Nombreux sont ceux qui semblent prendre tous ses propos au pied de la lettre : pourquoi c’est un problème

Beaucoup semblent oublier qu’aussi expert soit-il, JMJ n’est pas un scientifique à proprement parler. Il ne le cache pas et le dit en toute transparence sur son site.

Mais ses suiveurs ne semblent pas tous le savoir ou comprendre clairement la différence. Dans C à vous récemment, Albert Dupontel le citait ainsi comme un « climatologue » : la confusion est révélatrice.

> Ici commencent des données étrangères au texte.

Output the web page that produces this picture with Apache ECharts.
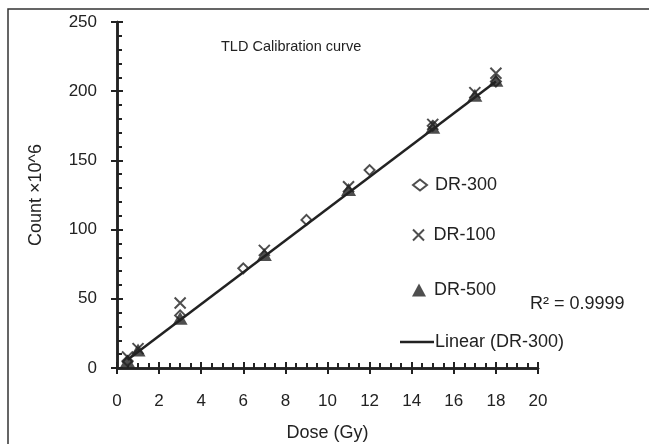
<!DOCTYPE html>
<html>
<head>
<meta charset="utf-8">
<script src="https://cdn.jsdelivr.net/npm/echarts@6/dist/echarts.min.js"></script>
<style>
  html, body { margin: 0; padding: 0; background: #fff; }
  #chart { width: 649px; height: 444px; }
</style>
</head>
<body>
<div id="chart"></div>
<script>
// doses (Gy) and counts (x10^6)
const dr300X = [0.5, 3, 6, 9, 12, 15, 18];
const dr300Y = [5, 38, 72, 107, 143, 175, 207];
const dr100X = [0.5, 1, 3, 7, 11, 15, 17, 18];
const dr100Y = [8, 14, 47, 85, 131, 176, 199, 213];
const dr500X = [0.5, 1, 3, 7, 11, 15, 17, 18];
const dr500Y = [5, 13, 36, 82, 129, 174, 197, 208];
// trend line ends for Linear (DR-300)
const trendX = [0.5, 18];
const trendY = [6, 207];

const xTicks = { min: 0, max: 20, interval: 2 };
const yTicks = { min: 0, max: 250, interval: 50 };

const ink = "#222";
const font = "Liberation Sans";
const fs = 17;

const pairs = (xs, ys) => xs.map((x, i) => [x, ys[i]]);

const chart = echarts.init(document.getElementById("chart"));

const baseX = {
  type: "value",
  min: xTicks.min,
  max: xTicks.max,
  interval: xTicks.interval,
  splitLine: { show: false },
  axisLine: { show: true, onZero: false, lineStyle: { color: ink, width: 2.5 } }
};
const baseY = {
  type: "value",
  min: yTicks.min,
  max: yTicks.max,
  interval: yTicks.interval,
  splitLine: { show: false },
  axisLine: { show: true, onZero: false, lineStyle: { color: ink, width: 2.5 } }
};

const legendText = { fontFamily: font, fontSize: 18, color: "#222", padding: [0, 0, 0, 3] };

chart.setOption({
  animation: false,
  textStyle: { fontFamily: font },
  title: {
    text: "TLD Calibration curve",
    left: 216,
    top: 34,
    textStyle: { fontFamily: font, fontSize: 14.5, fontWeight: "normal", color: "#222" }
  },
  graphic: [
    {
      type: "rect",
      shape: { x: 8, y: 9, width: 700, height: 500 },
      style: { fill: "none", stroke: "#333", lineWidth: 1.5 },
      silent: true,
      z: -1
    },
    {
      type: "text",
      left: 530,
      top: 295,
      style: { text: "R² = 0.9999", fontFamily: font, fontSize: 18, fill: "#222" }
    }
  ],
  grid: { left: 117, right: 111, top: 22, bottom: 76, containLabel: false, outerBoundsMode: "none" },
  legend: [
    { data: ["DR-300"], left: 407, top: 171, itemWidth: 14, itemHeight: 11, itemGap: 0, textStyle: legendText },
    { data: ["DR-100"], left: 407, top: 221, itemWidth: 14, itemHeight: 11, itemGap: 0, textStyle: legendText },
    { data: ["DR-500"], left: 407, top: 276, itemWidth: 14, itemHeight: 13, itemGap: 0, textStyle: legendText },
    {
      data: [{ name: "Linear (DR-300)", icon: "rect" }],
      left: 395, top: 328, itemWidth: 34, itemHeight: 2.5, itemGap: 0,
      textStyle: Object.assign({}, legendText, { padding: [0, 0, 0, -4] })
    }
  ],
  xAxis: [
    Object.assign({}, baseX, {
      name: "Dose (Gy)",
      nameLocation: "middle",
      nameGap: 56,
      nameTextStyle: { fontFamily: font, fontSize: 18, color: "#222" },
      axisTick: { show: true, inside: false, length: 6, lineStyle: { color: ink, width: 2 } },
      axisLabel: { margin: 25, fontFamily: font, fontSize: fs, color: "#222" }
    }),
    Object.assign({}, baseX, {
      position: "bottom",
      axisLabel: { show: false },
      axisTick: { show: true, inside: true, length: 6, lineStyle: { color: ink, width: 2 } },
      minorTick: { show: true, splitNumber: 4, length: 5, lineStyle: { color: ink, width: 2 } }
    })
  ],
  yAxis: [
    Object.assign({}, baseY, {
      name: "Count ×10^6",
      nameLocation: "middle",
      nameGap: 72,
      nameTextStyle: { fontFamily: font, fontSize: 18, color: "#222" },
      axisTick: { show: true, inside: false, length: 6, lineStyle: { color: ink, width: 2 } },
      axisLabel: { margin: 20, fontFamily: font, fontSize: fs, color: "#222" }
    }),
    Object.assign({}, baseY, {
      position: "left",
      axisLabel: { show: false },
      axisTick: { show: true, inside: true, length: 6, lineStyle: { color: ink, width: 2 } },
      minorTick: { show: true, splitNumber: 5, length: 5, lineStyle: { color: ink, width: 2 } }
    })
  ],
  series: [
    {
      name: "DR-300",
      type: "scatter",
      symbol: "diamond",
      symbolSize: 10,
      itemStyle: { color: "#fff", borderColor: ink, borderWidth: 2 },
      data: pairs(dr300X, dr300Y),
      z: 3
    },
    {
      name: "DR-100",
      type: "scatter",
      symbol: "path://M0,0L10,10M10,0L0,10",
      symbolSize: 11,
      itemStyle: { color: "rgba(0,0,0,0)", borderColor: ink, borderWidth: 2 },
      data: pairs(dr100X, dr100Y),
      z: 3
    },
    {
      name: "DR-500",
      type: "scatter",
      symbol: "triangle",
      symbolSize: [15, 13],
      itemStyle: { color: ink },
      data: pairs(dr500X, dr500Y),
      z: 3
    },
    {
      name: "Linear (DR-300)",
      type: "line",
      showSymbol: false,
      symbol: "none",
      lineStyle: { color: ink, width: 2.5 },
      itemStyle: { color: ink },
      data: pairs(trendX, trendY),
      z: 4
    }
  ]
});
</script>
</body>
</html>
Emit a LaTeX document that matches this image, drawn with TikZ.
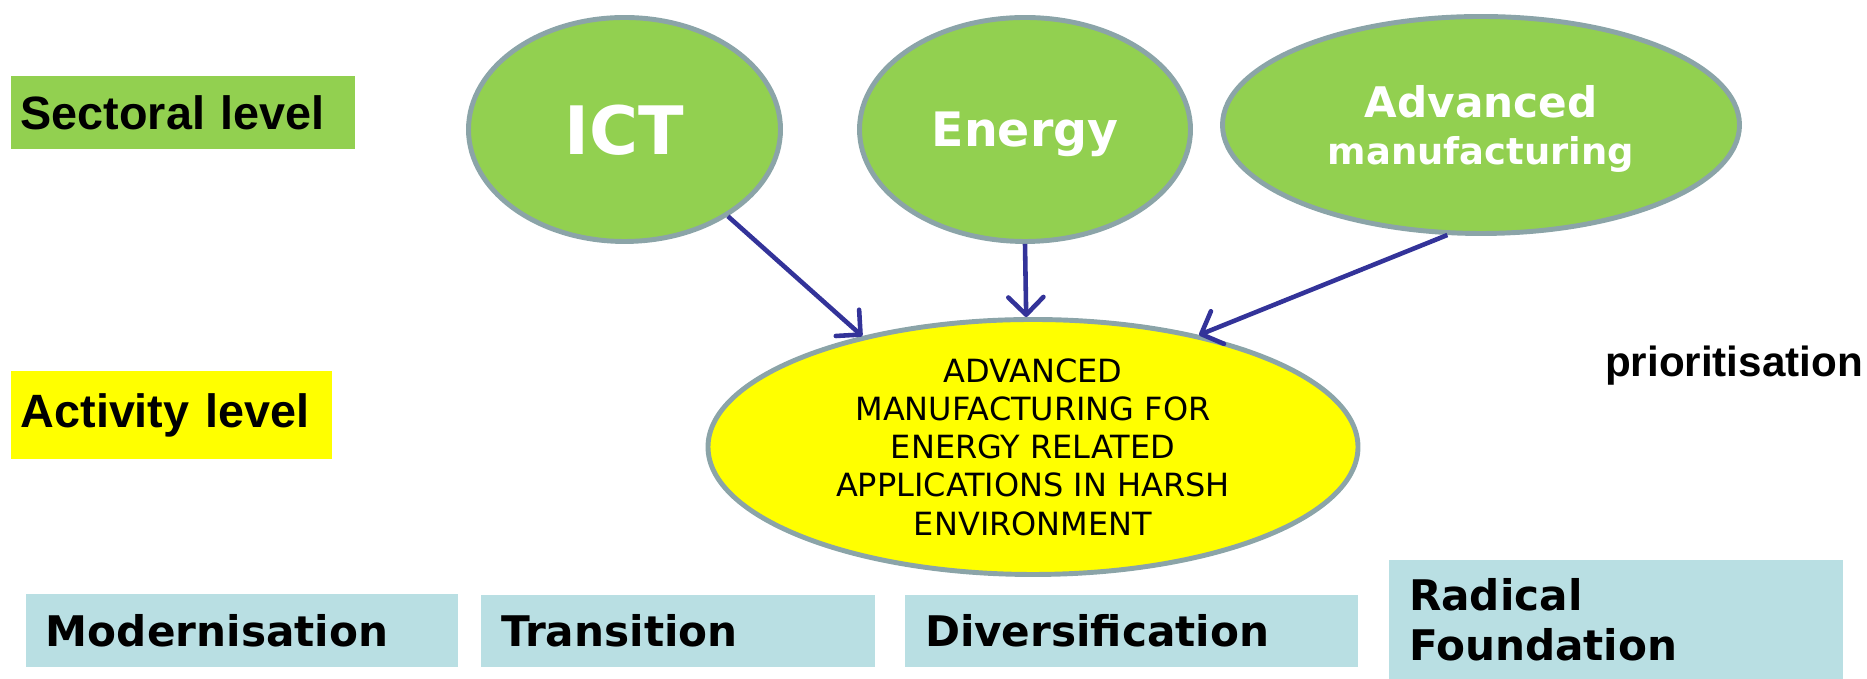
\documentclass[tikz,border=0pt]{standalone}
\usepackage{fontspec}
\setmainfont{Liberation Sans}
\newfontfamily\verdana{DejaVu Sans}
\usetikzlibrary{shapes,arrows.meta,positioning}
\definecolor{leafgreen}{HTML}{92D050}
\definecolor{brightyellow}{HTML}{FFFF00}
\definecolor{ringgray}{HTML}{8BA4A8}
\definecolor{paleteal}{HTML}{B9DFE3}
\definecolor{arrowblue}{HTML}{333399}
\tikzset{
    level/.style ={rectangle, inner xsep=0.1cm, align=left, font=\bfseries\fontsize{13.3}{16}\selectfont},
    sector/.style ={ellipse, draw=ringgray, fill=leafgreen, line width=1.4pt, inner sep=0pt, text depth=0pt, text=white, align=center},
    activity/.style ={ellipse, draw=ringgray, fill=brightyellow, line width=1.4pt, inner sep=0pt, align=center, font=\verdana\fontsize{9.1}{10.9}\selectfont},
    phase/.style = {rectangle, fill=paleteal, inner xsep=0.2cm, align=left, font=\verdana\bfseries\fontsize{12}{14.2}\selectfont},
    link/.style = {draw=arrowblue, line width=1.3pt, -{Straight Barb[length=5pt,width=10pt,round]}}
}

\begin{document}
\begin{tikzpicture}
    \useasboundingbox (0,0) rectangle (18.67,6.79);

    \node (sl) at (0.1,5.666) [level, anchor=west, fill=leafgreen, minimum height=0.73cm, text width=3.24cm] {Sectoral level};
    \node (al) at (0.1,2.64) [level, anchor=west, fill=brightyellow, minimum height=0.88cm, text width=3.01cm] {Activity level};

    \node (ict) at (6.245,5.495) [sector, minimum width=3.12cm, minimum height=2.24cm, font=\verdana\bfseries\fontsize{19}{22}\selectfont] {ICT};
    \node (en) at (10.25,5.495) [sector, minimum width=3.31cm, minimum height=2.24cm, font=\verdana\bfseries\fontsize{13.5}{16}\selectfont] {Energy};
    \node (am) at (14.81,5.54) [sector, minimum width=5.17cm, minimum height=2.17cm, font=\verdana\bfseries\fontsize{12}{13.4}\selectfont] {Advanced\\{\fontsize{10.5}{13.4}\selectfont manufacturing}};

    \node (act) at (10.33,2.32) [activity, minimum width=6.5cm, minimum height=2.55cm, inner ysep=-1pt] {ADVANCED\\MANUFACTURING FOR\\ENERGY RELATED\\APPLICATIONS IN HARSH\\ENVIRONMENT};
    \node (prio) at (17.34,3.02) [anchor=base, font=\bfseries\fontsize{12}{14}\selectfont] {prioritisation};

    \node (mod) at (2.42,0.485) [phase, minimum height=0.73cm, text width=3.92cm] {Modernisation};
    \node (tra) at (6.78,0.48) [phase, minimum height=0.72cm, text width=3.54cm] {Transition};
    \node (div) at (11.315,0.48) [phase, minimum height=0.72cm, text width=4.13cm] {Diversification};
    \node (rad) at (16.16,0.595) [phase, minimum height=1.19cm, text width=4.14cm] {Radical\\Foundation};

    \path (ict.320) edge[link] (act.147);
    \path (en.south) edge[link] (act.93.5);
    \path (am.253) edge[link] (act.34);
\end{tikzpicture}
\end{document}
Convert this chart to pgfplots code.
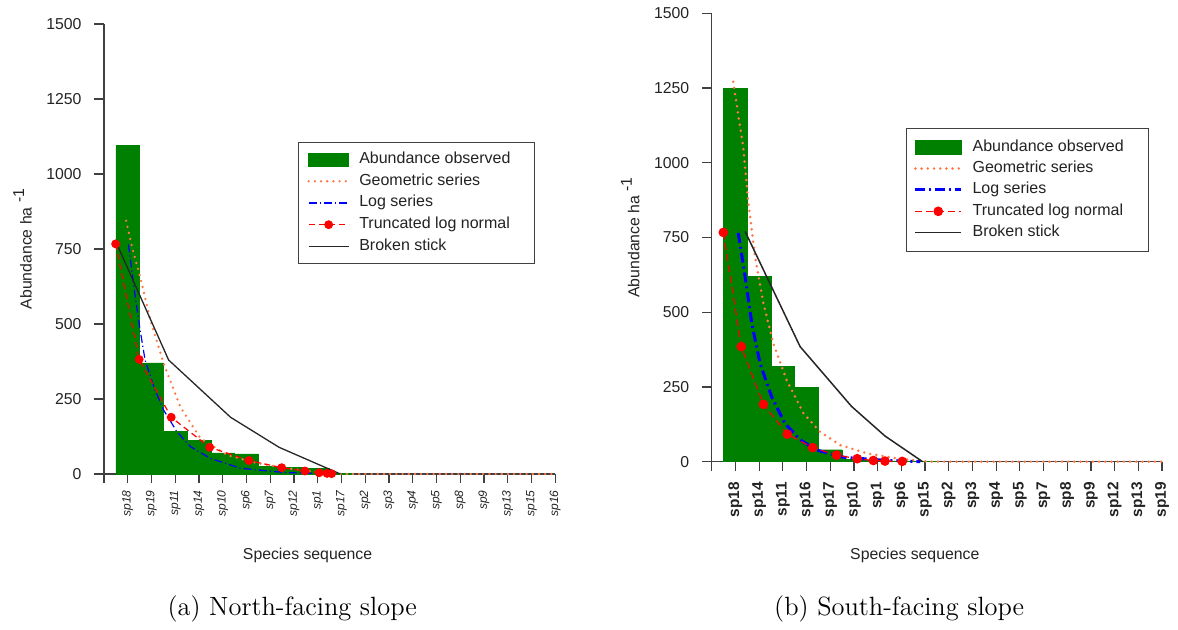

D’autres semblent relativiser la notion de climatologue, qui n’est certes pas une profession précise mais qui renvoie bien à un statut de chercheur, ce qui est très différent du métier de consultant et de vulgarisateur :

(conversation sur le groupe Facebook « Neurchi de Jancovici »)

Il faut dire que l’intéressé lui-même n’aide pas toujours non plus…

Pourquoi cette confusion sur sa profession exacte est-elle un problème ? Parce que JMJ est adepte de déclarations chocs dont on se demande parfois si elles sont soutenues par des travaux scientifiques reconnus, ou si elles relèvent surtout d’intuitions ou d’approximations, certes utiles pour faire prendre conscience de réalités, mais qui ne devraient pas être prises au pied de la lettre.

Ci-dessous quelques exemples parmi d’autres :

• « La démocratie recèle en elle-même sa propre fragilité : être incapable de gérer correctement les grands dangers de long terme. Il est impossible de marier la démocratie, soumise à la décision populaire et à des rythmes courts de l’ordre d’un ou deux mandats, et la technique, soumise aux lois intangibles de la physique et aux horizons beaucoup plus lointains ».

• « Le pétrole, le charbon et le gaz sont épuisables, et le truc le plus épuisable là-dedans, c’est la stabilité des sociétés humaines. Donc quand le « truc » commencera à être attaqué de toute part, ça se terminera en boucherie ».

• « Si le but du jeu est de maintenir une humanité à quelques milliards d’individus avec une espérance de vie de 70 ans à la naissance pour les siècles qui viennent, c’est déjà trop tard ».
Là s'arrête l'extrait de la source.